Lucas County Dogs for Adoption: 5-15 - Toledo Blade


----------



## raysmom (May 22, 2004)

*Poor Darren is STILL at the dog pound!!!  *

*He must be one special boy if they've kept him this long. Here are his updated photos and description. The staff says he knows his manners, walks right next to you on a leash, and knows "sit", "shake" and "down" and that he's very gentle and loving!! He's one good-looking boy! *

*DARREN*




















Darren is a handsome 3-4 year old German Shepherd Dog. He has beautiful manners, stays right by your side during walks, and knows sit, shake and down. Very gentle and loving dog, will be a loyal companion for someone! He is on the small side for a male GSD. 

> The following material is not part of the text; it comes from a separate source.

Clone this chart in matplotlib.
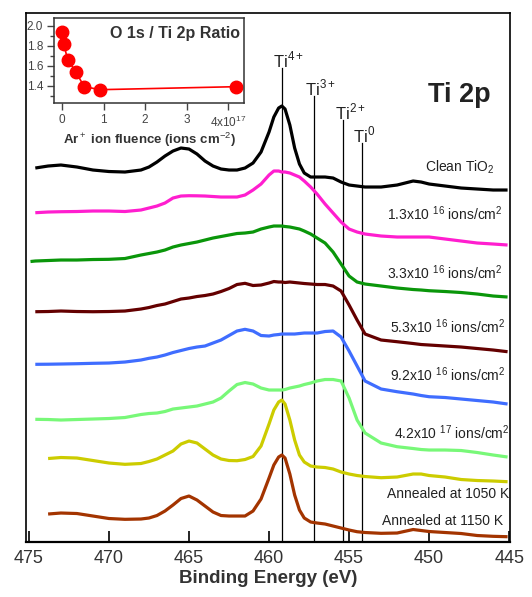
import numpy as np
import matplotlib
matplotlib.use("Agg")
import matplotlib.pyplot as plt

plt.rcParams['font.family'] = ['Liberation Sans', 'DejaVu Sans']
plt.rcParams['mathtext.fontset'] = 'custom'
plt.rcParams['mathtext.rm'] = 'Liberation Sans'
plt.rcParams['mathtext.bf'] = 'Liberation Sans:bold'

nan = np.nan

# binding energy grid (eV) shared by all spectra
energy = [474.9, 474.6, 473.8, 473.0, 472.0, 471.0, 470.0, 469.0, 468.0, 467.5, 467.0,
          466.5, 466.0, 465.5, 465.0, 464.5, 464.0, 463.5, 463.0, 462.5, 462.0,
          461.5, 461.0, 460.5, 460.0, 459.7, 459.4, 459.2, 459.0, 458.7, 458.4,
          458.1, 457.8, 457.4, 457.0, 456.5, 456.0, 455.5, 455.0, 454.5, 454.0,
          453.0, 452.0, 451.0, 450.5, 450.0, 449.0, 448.0, 447.0, 446.0, 445.1]

# stacked intensities (a.u., offset already included)
clean = [nan, 374, 376, 377, 375, 372, 370.5, 370, 372, 375, 380, 386, 391, 394, 393, 388,
         381, 376, 373, 372, 372, 374, 379, 390, 410, 425, 434, 436, 433, 417, 394,
         378, 369, 365, 365, 365, 364, 360, 357, 356, 355, 355, 357, 361, 360, 358,
         356, 354, 353, 352, 352]
f13e16 = [nan, 329.3, 330, 330.3, 330.5, 331, 331, 330.5, 332, 334, 336, 339, 344, 346, 346.3,
          346.2, 346, 345.5, 345, 345, 345, 347, 352, 358, 367, 371, 371, 370, 370, 369,
          367, 365, 361, 355, 348, 338, 329, 320, 313, 310, 308, 306, 305, 305, 305,
          305, 303, 301, 299, 298, 297]
f33e16 = [280.5, 281, 281.5, 282, 282, 282.5, 282.7, 283.5, 287, 288.5, 290, 292, 295, 297,
          298.5, 300, 302, 304, 305.5, 307, 308.5, 309, 310, 313, 315, 316, 316, 316,
          315.5, 315, 314, 313, 311, 308, 304, 299, 290, 278, 266, 260, 258, 256, 254,
          252.5, 252, 251.3, 250.5, 249.5, 248, 246, 245]
f53e16 = [nan, 230.3, 230.5, 231, 230.5, 230.3, 230.5, 231, 233, 234.5, 236.5, 238, 240.5, 243,
          244, 245.5, 246.5, 248, 250.5, 253.5, 257.5, 258.7, 256.5, 257, 259, 260.5,
          260, 260, 259.5, 260, 259.5, 259, 258.5, 258, 257.5, 257.5, 256, 251, 237,
          222, 208, 202, 200.3, 198.5, 197.5, 197, 196, 195, 193.5, 192, 190.3]
f92e16 = [nan, 177.7, 177.8, 178, 178.3, 178.7, 179, 180, 182, 183.7, 185, 187, 189.5, 191.5,
          193.5, 195, 196, 199, 202, 206.5, 211, 212.7, 211, 206.5, 206, 207, 207.5,
          208, 208, 208, 208, 208.5, 209, 209, 209, 210.5, 211, 205, 191, 176, 161,
          153, 150.3, 148, 146.5, 145.3, 144.5, 143, 141.5, 140, 138]
f42e17 = [nan, 122.7, 122.5, 122, 122.5, 123, 123.5, 124.5, 127.5, 128.5, 129, 130.5, 133, 134,
          135, 136, 138, 140, 144, 151, 157.5, 159.5, 158, 154, 152, 152, 152, 152,
          152.5, 154, 155, 156, 157.5, 159, 161, 162.5, 162.5, 161, 144, 122, 109, 99,
          95.3, 93.5, 92.5, 92, 92, 91.5, 89.5, 87, 85]
ann1050 = [nan, nan, 83.5, 84.5, 84, 81.5, 79, 77.7, 78.5, 80.5, 83, 87, 91, 98, 101, 99, 93,
           87, 83, 81.5, 81.3, 82.5, 85.5, 96, 118, 132, 140, 142, 138, 122, 102, 87,
           80, 76, 75, 74.5, 73, 70, 68, 66.5, 65.5, 64.3, 65, 68, 68, 66.5, 65, 62.5,
           61.5, 61, 60.3]
ann1150 = [nan, nan, 28, 29, 28.5, 26, 23.5, 22.7, 23, 24, 26.5, 31, 37, 43.5, 46, 42, 36, 30,
           26.5, 26, 26, 26, 31, 43, 64, 77, 85, 87, 84, 68, 47, 32, 24, 20, 19, 18, 16,
           14, 12, 10.3, 9.5, 8.7, 9, 12.5, 11.5, 10.5, 9.5, 8.5, 6.5, 5.7, 5.3]

spectra = [clean, f13e16, f33e16, f53e16, f92e16, f42e17, ann1050, ann1150]
colors = ['#000000', '#ff1ecf', '#0a960a', '#640000', '#3f6dff', '#78f878', '#cccc00', '#a33400']
labels = ['Clean TiO$_2$', '1.3x10 $^{16}$ ions/cm$^2$', '3.3x10 $^{16}$ ions/cm$^2$',
          '5.3x10 $^{16}$ ions/cm$^2$', '9.2x10 $^{16}$ ions/cm$^2$', '4.2x10 $^{17}$ ions/cm$^2$',
          'Annealed at 1050 K', 'Annealed at 1150 K']
label_pos = [(445.9, 375), (445.4, 328), (445.4, 269), (445.2, 215), (445.2, 167),
             (444.95, 109), (445.0, 48), (445.4, 21)]

# oxidation state markers
states = ['Ti$^{4+}$', 'Ti$^{3+}$', 'Ti$^{2+}$', 'Ti$^{0}$']
state_energy = [459.2, 457.2, 455.35, 454.2]
state_top = [474, 446, 422, 399]

# inset: O 1s / Ti 2p ratio vs fluence (1e17 ions/cm2)
fluence = [0, 0.04, 0.13, 0.33, 0.53, 0.92, 4.2]
ratio = [1.94, 1.82, 1.66, 1.54, 1.39, 1.36, 1.39]

fig = plt.figure(figsize=(5.32, 5.97), dpi=100)
ax = fig.add_axes([0.0483, 0.0926, 0.9103, 0.8861])

for e, top in zip(state_energy, state_top):
    ax.plot([e, e], [0, top], color='black', lw=0.9, zorder=1)
for s, e, top in zip(states, state_energy, state_top):
    ax.text(e + 0.56, top + 1, s, fontsize=12, ha='left', va='baseline', color='#222222')

for y, c in zip(spectra, colors):
    ax.plot(energy, y, color=c, lw=2.3, zorder=2, solid_capstyle='butt')
for lab, (x, y) in zip(labels, label_pos):
    ax.text(x, y, lab, fontsize=10, ha='right', va='center', color='#222222')

ax.text(450.1, 440, 'Ti 2p', fontsize=19.5, fontweight='bold', ha='left', va='baseline', color='#222222')

ax.set_xlim(475.2, 444.95)
ax.set_ylim(0.3, 529.3)
ax.set_yticks([])
ax.set_xticks([475, 470, 465, 460, 455, 450, 445])
ax.tick_params(axis='x', direction='in', length=8, width=1.2, labelsize=13,
               labelcolor='#333333', pad=6)
for sp in ax.spines.values():
    sp.set_linewidth(1.2)
ax.spines['bottom'].set_linewidth(1.6)
ax.set_xlabel('Binding Energy (eV)', fontsize=13.5, fontweight='bold', color='#333333', labelpad=2)

# inset
ins = fig.add_axes([0.102, 0.827, 0.357, 0.1434])
ins.plot(fluence, ratio, color='red', lw=1.2, marker='o', ms=9, mec='red', mfc='red')
ins.set_xlim(-0.19, 4.39)
ins.set_ylim(1.224, 2.08)
ins.set_xticks([0, 1, 2, 3, 4])
ins.set_xticklabels(['0', '1', '2', '3', '4x10$^{17}$'])
ins.set_yticks([1.4, 1.6, 1.8, 2.0])
ins.set_yticks([1.3, 1.5, 1.7, 1.9], minor=True)
ins.tick_params(which='major', direction='out', length=5, width=1, labelsize=8.5,
                colors='#444444', pad=3)
ins.tick_params(which='minor', direction='out', length=3, width=1, colors='#444444')
for sp in ins.spines.values():
    sp.set_linewidth(1.1)
    sp.set_color('#333333')
ins.text(0.98, 0.82, 'O 1s / Ti 2p Ratio', transform=ins.transAxes, fontsize=11.5,
         fontweight='bold', ha='right', va='center', color='#333333')
ins.set_xlabel('Ar$^+$ ion fluence (ions cm$^{-2}$)', fontsize=9.5, fontweight='bold',
               color='#333333', labelpad=1)

fig.savefig('out.png', dpi=100)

Petfinder Adoptable Dog | German Shepherd Dog | Toledo, OH | Darren


----------



## Echolicious (Feb 22, 2011)

Can anyone help transport him to VA?


----------



## Anja1Blue (Feb 27, 2008)

Bump for Mr. Darren - needs TLC and bigger digs!
____________________________________________
Susan

Anja SchH3 GSD
Conor GSD
Blue BH WH T1 GSD - waiting at the Bridge :angel:


----------



## raysmom (May 22, 2004)

*Darren's Petfinder post now refers to him as "An ADOPTED Dog in Toledo, OH" so hopefully this is true and he found himself a great new home!! :fingerscrossed:*

Petfinder Adopted Dog | German Shepherd Dog | Toledo, OH | Darren


----------